- What is needed -
Print the entries that appear below, exactly as written and without their pictures.

** Start Dataset rows **

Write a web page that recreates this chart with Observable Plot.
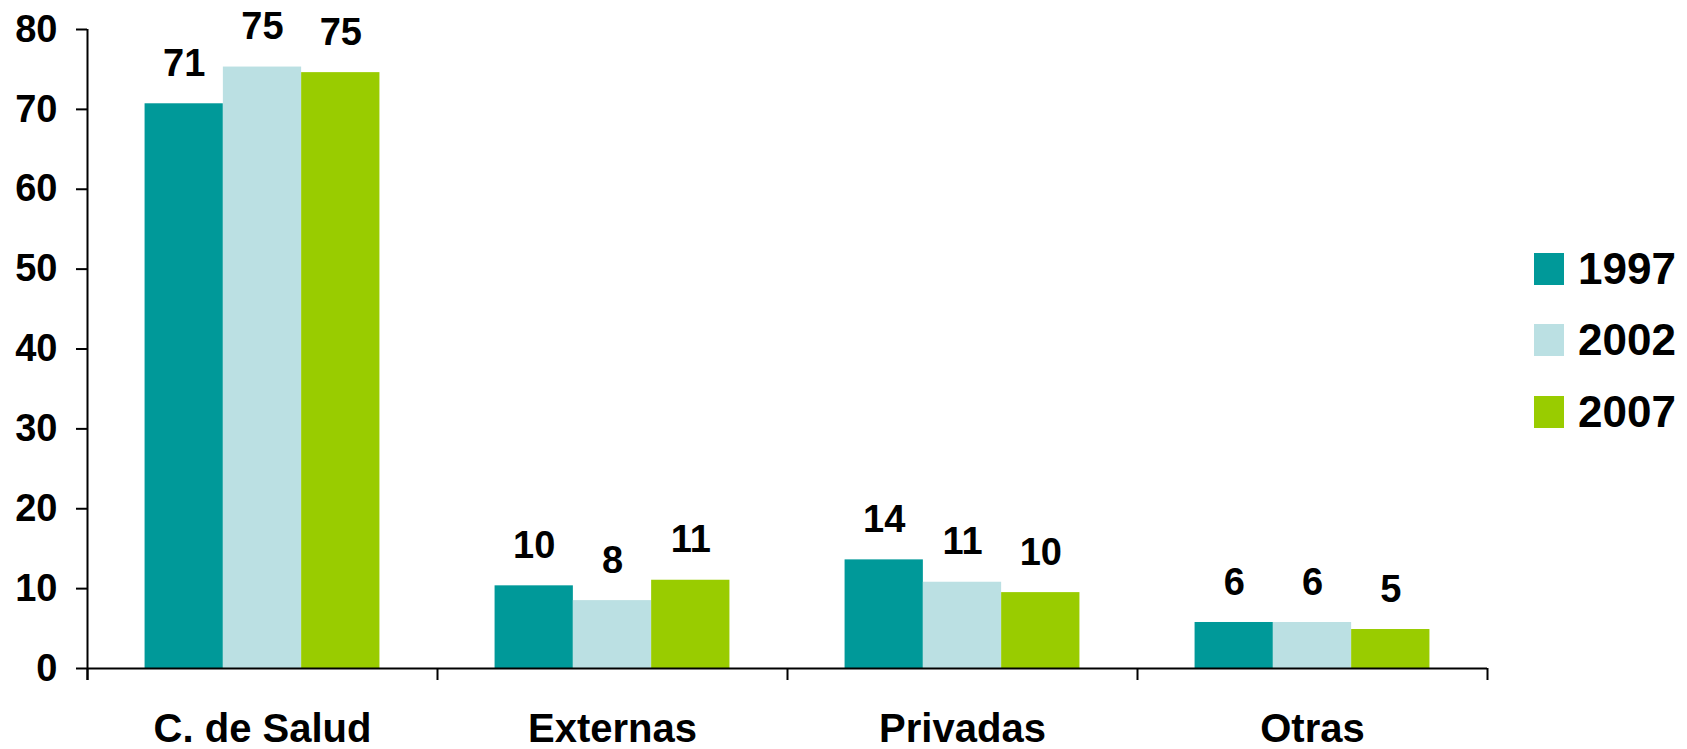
<!DOCTYPE html>
<html>
<head>
<meta charset="utf-8">
<script src="https://cdn.jsdelivr.net/npm/d3@7"></script>
<script src="https://cdn.jsdelivr.net/npm/@observablehq/plot@0.6"></script>
<style>
  html, body { margin: 0; padding: 0; background: #fff; }
  #wrap { position: relative; width: 1687px; height: 749px; font-family: "Liberation Sans", Arial, sans-serif; }
  #legend { position: absolute; left: 1534px; top: 233px; }
  .row { display: flex; align-items: center; height: 71.5px; }
  .sw { width: 30px; height: 32px; margin-right: 14px; }
  .lt { font-size: 44px; font-weight: bold; color: #000; line-height: 1; }
</style>
</head>
<body>
<div id="wrap"><div id="legend"></div></div>
<script>
const categories = ["C. de Salud", "Externas", "Privadas", "Otras"];
const years = ["1997", "2002", "2007"];
const colors = ["#009999", "#BBE0E3", "#99CC00"];
const v1997 = [70.7, 10.35, 13.6, 5.76];
const v2002 = [75.3, 8.5, 10.8, 5.76];
const v2007 = [74.6, 11.05, 9.5, 4.88];
const l1997 = ["71", "10", "14", "6"];
const l2002 = ["75", "8", "11", "6"];
const l2007 = ["75", "11", "10", "5"];
const yTicks = [0, 10, 20, 30, 40, 50, 60, 70, 80];

const values = [v1997, v2002, v2007];
const labels = [l1997, l2002, l2007];
const groupWidth = 0.671;
const barW = groupWidth / years.length;

const data = categories.flatMap((c, i) => years.map((y, j) => {
  const x1 = i + 0.5 - groupWidth / 2 + j * barW;
  return { cat: c, year: y, value: values[j][i], label: labels[j][i], x1, x2: x1 + barW, xm: x1 + barW / 2 };
}));

const chart = Plot.plot({
  width: 1687,
  height: 749,
  marginLeft: 87,
  marginRight: 200,
  marginTop: 29,
  marginBottom: 81,
  style: { fontFamily: "Liberation Sans, Arial, sans-serif", color: "#000", background: "#fff" },
  x: { domain: [0, categories.length], axis: null },
  y: { domain: [0, 80], axis: null },
  color: { domain: years, range: colors },
  marks: [
    Plot.rectY(data, { x1: "x1", x2: "x2", y: "value", fill: "year" }),
    Plot.text(data, { x: "xm", y: "value", text: "label", dy: -40, fontSize: 38, fontWeight: "bold", fill: "#000" }),
    Plot.ruleY([0], { stroke: "#000", strokeWidth: 2 }),
    Plot.ruleX([0], { stroke: "#000", strokeWidth: 2, insetBottom: -12 }),
    Plot.axisY({ ticks: yTicks, tickSize: 11, tickPadding: 19, fontSize: 38, fontWeight: "bold", strokeWidth: 2, label: null }),
    Plot.axisX({ ticks: d3.range(categories.length + 1), tickSize: 12, tickFormat: () => "", strokeWidth: 2, label: null }),
    Plot.axisX({ ticks: categories.map((c, i) => i + 0.5), tickSize: 0, tickPadding: 45, tickFormat: d => categories[Math.floor(d)], fontSize: 40, fontWeight: "bold", label: null })
  ]
});

const wrap = document.getElementById("wrap");
wrap.insertBefore(chart, wrap.firstChild);

const legend = document.getElementById("legend");
years.forEach((y, j) => {
  const row = document.createElement("div");
  row.className = "row";
  const sw = document.createElement("div");
  sw.className = "sw";
  sw.style.background = colors[j];
  const t = document.createElement("div");
  t.className = "lt";
  t.textContent = y;
  row.appendChild(sw);
  row.appendChild(t);
  legend.appendChild(row);
});
</script>
</body>
</html>
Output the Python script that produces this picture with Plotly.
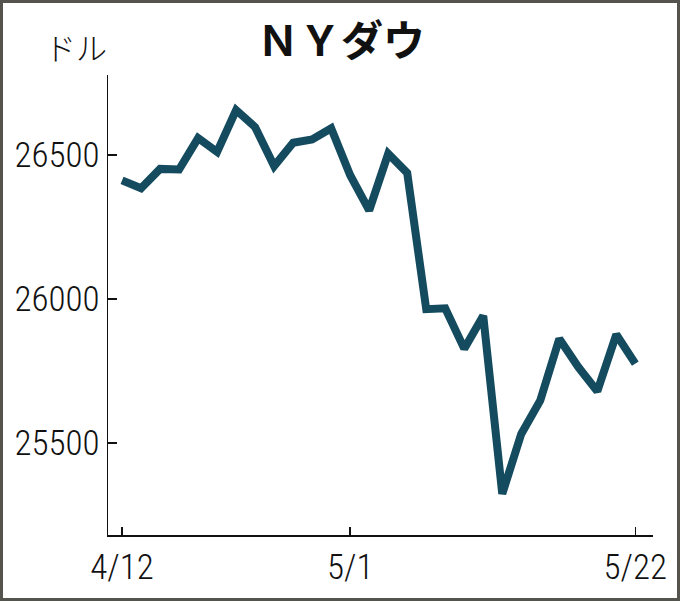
import plotly.graph_objects as go

dates = ["4/12", "4/15", "4/16", "4/17", "4/18", "4/22", "4/23", "4/24", "4/25", "4/26",
         "4/29", "4/30", "5/1", "5/2", "5/3", "5/6", "5/7", "5/8", "5/9", "5/10",
         "5/13", "5/14", "5/15", "5/16", "5/17", "5/20", "5/21", "5/22"]
dow = [26412, 26385, 26452, 26450, 26559, 26511, 26656, 26597, 26462, 26543,
       26554, 26593, 26430, 26308, 26505, 26438, 25965, 25968, 25828, 25942,
       25324, 25532, 25648, 25862, 25764, 25680, 25877, 25776]
x_ticks = ["4/12", "5/1", "5/22"]
y_ticks = [25500, 26000, 26500]
y_labels = ["25500", "26000", "26500"]

W, H = 680, 601
L, R, T, B = 108, 27, 75, 66
pw, ph = W - L - R, H - T - B

num_font = dict(family="Roboto Condensed, DejaVu Sans Condensed, sans-serif", size=35,
                color="#111", weight=300)

fig = go.Figure(go.Scatter(
    x=dates, y=dow, mode="lines",
    line=dict(color="#144b5f", width=8, shape="linear"),
    hoverinfo="skip",
))

fig.update_layout(
    width=W, height=H,
    margin=dict(l=L, r=R, t=T, b=B, pad=0),
    paper_bgcolor="white", plot_bgcolor="white",
    showlegend=False,
    xaxis=dict(type="category", range=[-0.74, 27.93], tickmode="array", tickvals=x_ticks,
               ticktext=x_ticks, showgrid=False, zeroline=False, showline=True, automargin=False,
               linecolor="#111", linewidth=1.5, ticks="inside", ticklen=8,
               tickcolor="#111", tickwidth=1.5, tickfont=num_font),
    yaxis=dict(range=[25181, 26778], tickmode="array", tickvals=y_ticks, ticktext=y_labels,
               showgrid=False, zeroline=False, showline=True, automargin=False,
               linecolor="#111", linewidth=1.5, ticks="inside", ticklen=9,
               tickcolor="#111", tickwidth=1.5, tickfont=num_font),
)


def px2paper(px, py):
    return (px - L) / pw, (H - B - py) / ph


tx, ty = px2paper(341, 38)
fig.add_annotation(text="<b>ＮＹダウ</b>", x=tx, y=ty, xref="paper", yref="paper", showarrow=False,
                   font=dict(family="Noto Sans CJK JP", size=42, color="#111"),
                   xanchor="center", yanchor="middle")
ux, uy = px2paper(109, 47)
fig.add_annotation(text="ドル", x=ux, y=uy, xref="paper", yref="paper", showarrow=False,
                   font=dict(family="Noto Sans CJK JP", size=31, color="#111", weight=300),
                   xanchor="right", yanchor="middle")

x0, y0 = px2paper(1.5, H - 1.5)
x1, y1 = px2paper(W - 1.5, 1.5)
fig.add_shape(type="rect", xref="paper", yref="paper", x0=x0, x1=x1, y0=y0, y1=y1,
              line=dict(color="#55534e", width=3), fillcolor="rgba(0,0,0,0)", layer="above")

fig.write_html("out.html", config={"displayModeBar": False, "staticPlot": True},
               post_script="document.body.style.margin='0';")
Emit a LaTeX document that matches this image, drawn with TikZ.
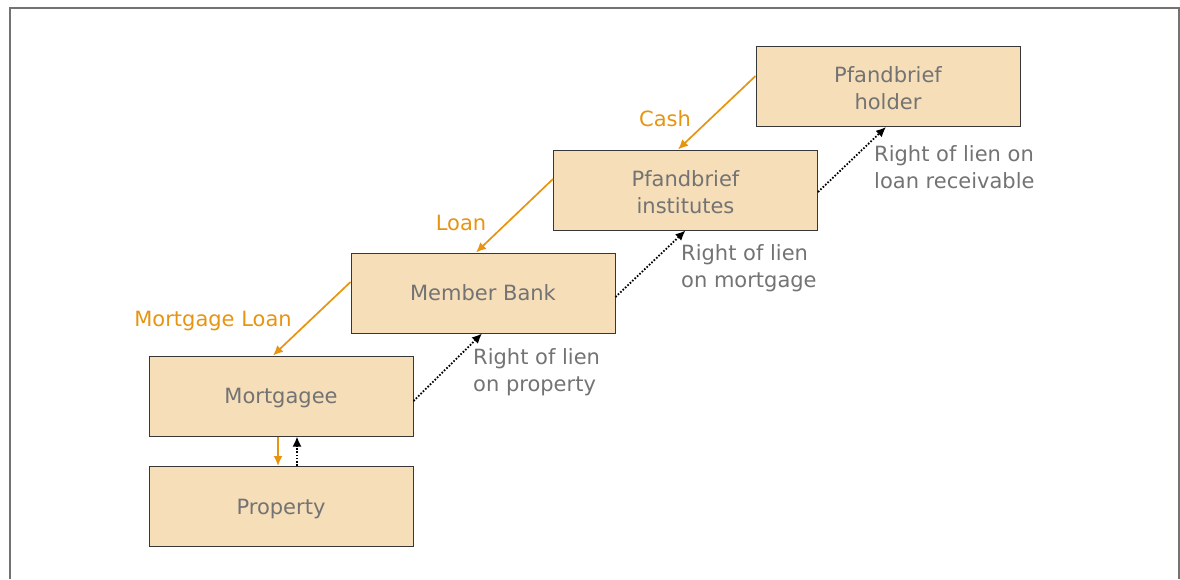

** End Dataset rows **

- Output of the exercise -
Write a web page that recreates this chart with Observable Plot.
<!DOCTYPE html>
<html>
<head>
<meta charset="utf-8">
<script src="https://cdn.jsdelivr.net/npm/d3@7"></script>
<script src="https://cdn.jsdelivr.net/npm/@observablehq/plot@0.6"></script>
<style>
  html, body { margin: 0; padding: 0; background: #fff; }
  #wrap { position: relative; width: 1687px; height: 749px; font-family: "Liberation Sans", Arial, sans-serif; }
  #legend { position: absolute; left: 1534px; top: 233px; }
  .row { display: flex; align-items: center; height: 71.5px; }
  .sw { width: 30px; height: 32px; margin-right: 14px; }
  .lt { font-size: 44px; font-weight: bold; color: #000; line-height: 1; }
</style>
</head>
<body>
<div id="wrap"><div id="legend"></div></div>
<script>
const categories = ["C. de Salud", "Externas", "Privadas", "Otras"];
const years = ["1997", "2002", "2007"];
const colors = ["#009999", "#BBE0E3", "#99CC00"];
const v1997 = [70.7, 10.35, 13.6, 5.76];
const v2002 = [75.3, 8.5, 10.8, 5.76];
const v2007 = [74.6, 11.05, 9.5, 4.88];
const l1997 = ["71", "10", "14", "6"];
const l2002 = ["75", "8", "11", "6"];
const l2007 = ["75", "11", "10", "5"];
const yTicks = [0, 10, 20, 30, 40, 50, 60, 70, 80];

const values = [v1997, v2002, v2007];
const labels = [l1997, l2002, l2007];
const groupWidth = 0.671;
const barW = groupWidth / years.length;

const data = categories.flatMap((c, i) => years.map((y, j) => {
  const x1 = i + 0.5 - groupWidth / 2 + j * barW;
  return { cat: c, year: y, value: values[j][i], label: labels[j][i], x1, x2: x1 + barW, xm: x1 + barW / 2 };
}));

const chart = Plot.plot({
  width: 1687,
  height: 749,
  marginLeft: 87,
  marginRight: 200,
  marginTop: 29,
  marginBottom: 81,
  style: { fontFamily: "Liberation Sans, Arial, sans-serif", color: "#000", background: "#fff" },
  x: { domain: [0, categories.length], axis: null },
  y: { domain: [0, 80], axis: null },
  color: { domain: years, range: colors },
  marks: [
    Plot.rectY(data, { x1: "x1", x2: "x2", y: "value", fill: "year" }),
    Plot.text(data, { x: "xm", y: "value", text: "label", dy: -40, fontSize: 38, fontWeight: "bold", fill: "#000" }),
    Plot.ruleY([0], { stroke: "#000", strokeWidth: 2 }),
    Plot.ruleX([0], { stroke: "#000", strokeWidth: 2, insetBottom: -12 }),
    Plot.axisY({ ticks: yTicks, tickSize: 11, tickPadding: 19, fontSize: 38, fontWeight: "bold", strokeWidth: 2, label: null }),
    Plot.axisX({ ticks: d3.range(categories.length + 1), tickSize: 12, tickFormat: () => "", strokeWidth: 2, label: null }),
    Plot.axisX({ ticks: categories.map((c, i) => i + 0.5), tickSize: 0, tickPadding: 45, tickFormat: d => categories[Math.floor(d)], fontSize: 40, fontWeight: "bold", label: null })
  ]
});

const wrap = document.getElementById("wrap");
wrap.insertBefore(chart, wrap.firstChild);

const legend = document.getElementById("legend");
years.forEach((y, j) => {
  const row = document.createElement("div");
  row.className = "row";
  const sw = document.createElement("div");
  sw.className = "sw";
  sw.style.background = colors[j];
  const t = document.createElement("div");
  t.className = "lt";
  t.textContent = y;
  row.appendChild(sw);
  row.appendChild(t);
  legend.appendChild(row);
});
</script>
</body>
</html>
Output the Python script that produces this picture with Plotly.
import plotly.graph_objects as go

dates = ["4/12", "4/15", "4/16", "4/17", "4/18", "4/22", "4/23", "4/24", "4/25", "4/26",
         "4/29", "4/30", "5/1", "5/2", "5/3", "5/6", "5/7", "5/8", "5/9", "5/10",
         "5/13", "5/14", "5/15", "5/16", "5/17", "5/20", "5/21", "5/22"]
dow = [26412, 26385, 26452, 26450, 26559, 26511, 26656, 26597, 26462, 26543,
       26554, 26593, 26430, 26308, 26505, 26438, 25965, 25968, 25828, 25942,
       25324, 25532, 25648, 25862, 25764, 25680, 25877, 25776]
x_ticks = ["4/12", "5/1", "5/22"]
y_ticks = [25500, 26000, 26500]
y_labels = ["25500", "26000", "26500"]

W, H = 680, 601
L, R, T, B = 108, 27, 75, 66
pw, ph = W - L - R, H - T - B

num_font = dict(family="Roboto Condensed, DejaVu Sans Condensed, sans-serif", size=35,
                color="#111", weight=300)

fig = go.Figure(go.Scatter(
    x=dates, y=dow, mode="lines",
    line=dict(color="#144b5f", width=8, shape="linear"),
    hoverinfo="skip",
))

fig.update_layout(
    width=W, height=H,
    margin=dict(l=L, r=R, t=T, b=B, pad=0),
    paper_bgcolor="white", plot_bgcolor="white",
    showlegend=False,
    xaxis=dict(type="category", range=[-0.74, 27.93], tickmode="array", tickvals=x_ticks,
               ticktext=x_ticks, showgrid=False, zeroline=False, showline=True, automargin=False,
               linecolor="#111", linewidth=1.5, ticks="inside", ticklen=8,
               tickcolor="#111", tickwidth=1.5, tickfont=num_font),
    yaxis=dict(range=[25181, 26778], tickmode="array", tickvals=y_ticks, ticktext=y_labels,
               showgrid=False, zeroline=False, showline=True, automargin=False,
               linecolor="#111", linewidth=1.5, ticks="inside", ticklen=9,
               tickcolor="#111", tickwidth=1.5, tickfont=num_font),
)


def px2paper(px, py):
    return (px - L) / pw, (H - B - py) / ph


tx, ty = px2paper(341, 38)
fig.add_annotation(text="<b>ＮＹダウ</b>", x=tx, y=ty, xref="paper", yref="paper", showarrow=False,
                   font=dict(family="Noto Sans CJK JP", size=42, color="#111"),
                   xanchor="center", yanchor="middle")
ux, uy = px2paper(109, 47)
fig.add_annotation(text="ドル", x=ux, y=uy, xref="paper", yref="paper", showarrow=False,
                   font=dict(family="Noto Sans CJK JP", size=31, color="#111", weight=300),
                   xanchor="right", yanchor="middle")

x0, y0 = px2paper(1.5, H - 1.5)
x1, y1 = px2paper(W - 1.5, 1.5)
fig.add_shape(type="rect", xref="paper", yref="paper", x0=x0, x1=x1, y0=y0, y1=y1,
              line=dict(color="#55534e", width=3), fillcolor="rgba(0,0,0,0)", layer="above")

fig.write_html("out.html", config={"displayModeBar": False, "staticPlot": True},
               post_script="document.body.style.margin='0';")
Emit a LaTeX document that matches this image, drawn with TikZ.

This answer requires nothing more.